The most productive approach to betting on young greyhounds is to focus on improvement trajectory rather than absolute performance. A puppy that finished fourth in its first race, third in its second, and second in its third is showing a clear upward curve. The finishing positions are improving, and the times are likely improving too. This trajectory suggests a dog that is adapting to competitive racing and has not yet reached its peak — a dog whose next run could produce another step forward. The market often undervalues this trajectory because the bare form figures — 4-3-2 — do not look as impressive as a dog with 1-1-1.

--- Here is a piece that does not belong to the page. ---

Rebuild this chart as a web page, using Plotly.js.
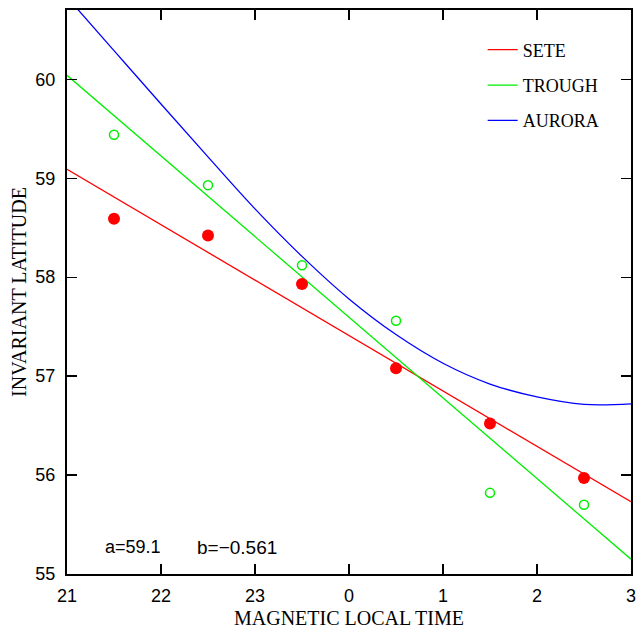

Trap speed is more volatile in puppy racing than in adult racing. Young dogs are still learning to break from the traps, and their consistency from box to box can vary dramatically. A puppy that missed the break badly in its last race might break sharply next time, simply because it has had another trial or two in the traps since then. This unpredictability adds risk, but it also creates value when a dog with good raw speed but poor recent trap breaks is priced as though the slow starts are permanent rather than developmental.

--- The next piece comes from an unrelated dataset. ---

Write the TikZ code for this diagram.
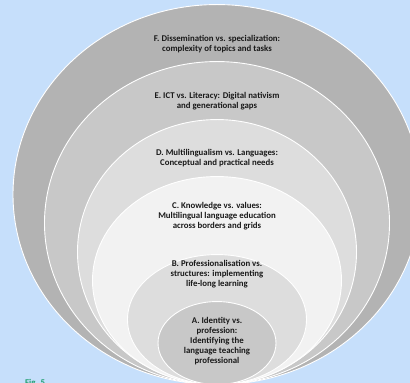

The risk in puppy betting is equally real. Young dogs are more susceptible to injury, more likely to produce erratic performances, and more difficult to assess on thin form. The improvement that looks like a trajectory could plateau or reverse. The schooling times that suggested elite potential might not translate to competitive racing. Staking should reflect this uncertainty — smaller bets, wider selections, and a tolerance for higher variance than you would accept in graded adult racing.

The Futures Bet: Spotting Tomorrow’s Stars

There is a particular satisfaction in identifying a talented puppy before the market recognises its potential, backing it at generous ante-post odds for a future classic, and watching it progress through the trials into the final. It combines analytical skill with patience — two qualities that the best greyhound punters possess in abundance.

The punters who are best at spotting emerging talent share a common approach: they watch puppy racing regularly, they track the schooling reports and early trial results, and they build a mental database of promising dogs before those dogs appear on the public radar. By the time a puppy produces a headline-grabbing performance that attracts market attention, the prepared punter has already taken the price and locked in value that is no longer available.

Not every promising puppy fulfils its potential. Many do not. The attrition rate between early-stage talent and classic-race performance is high, and the ante-post losses on dogs that fail to qualify are a real cost. But the prices available on young dogs before the market catches up are long enough to absorb those losses and still produce a net return — provided you are selective, disciplined with your stakes, and willing to accept that most of your futures bets will not pay off. The ones that do pay off at prices the rest of the market wished it had taken.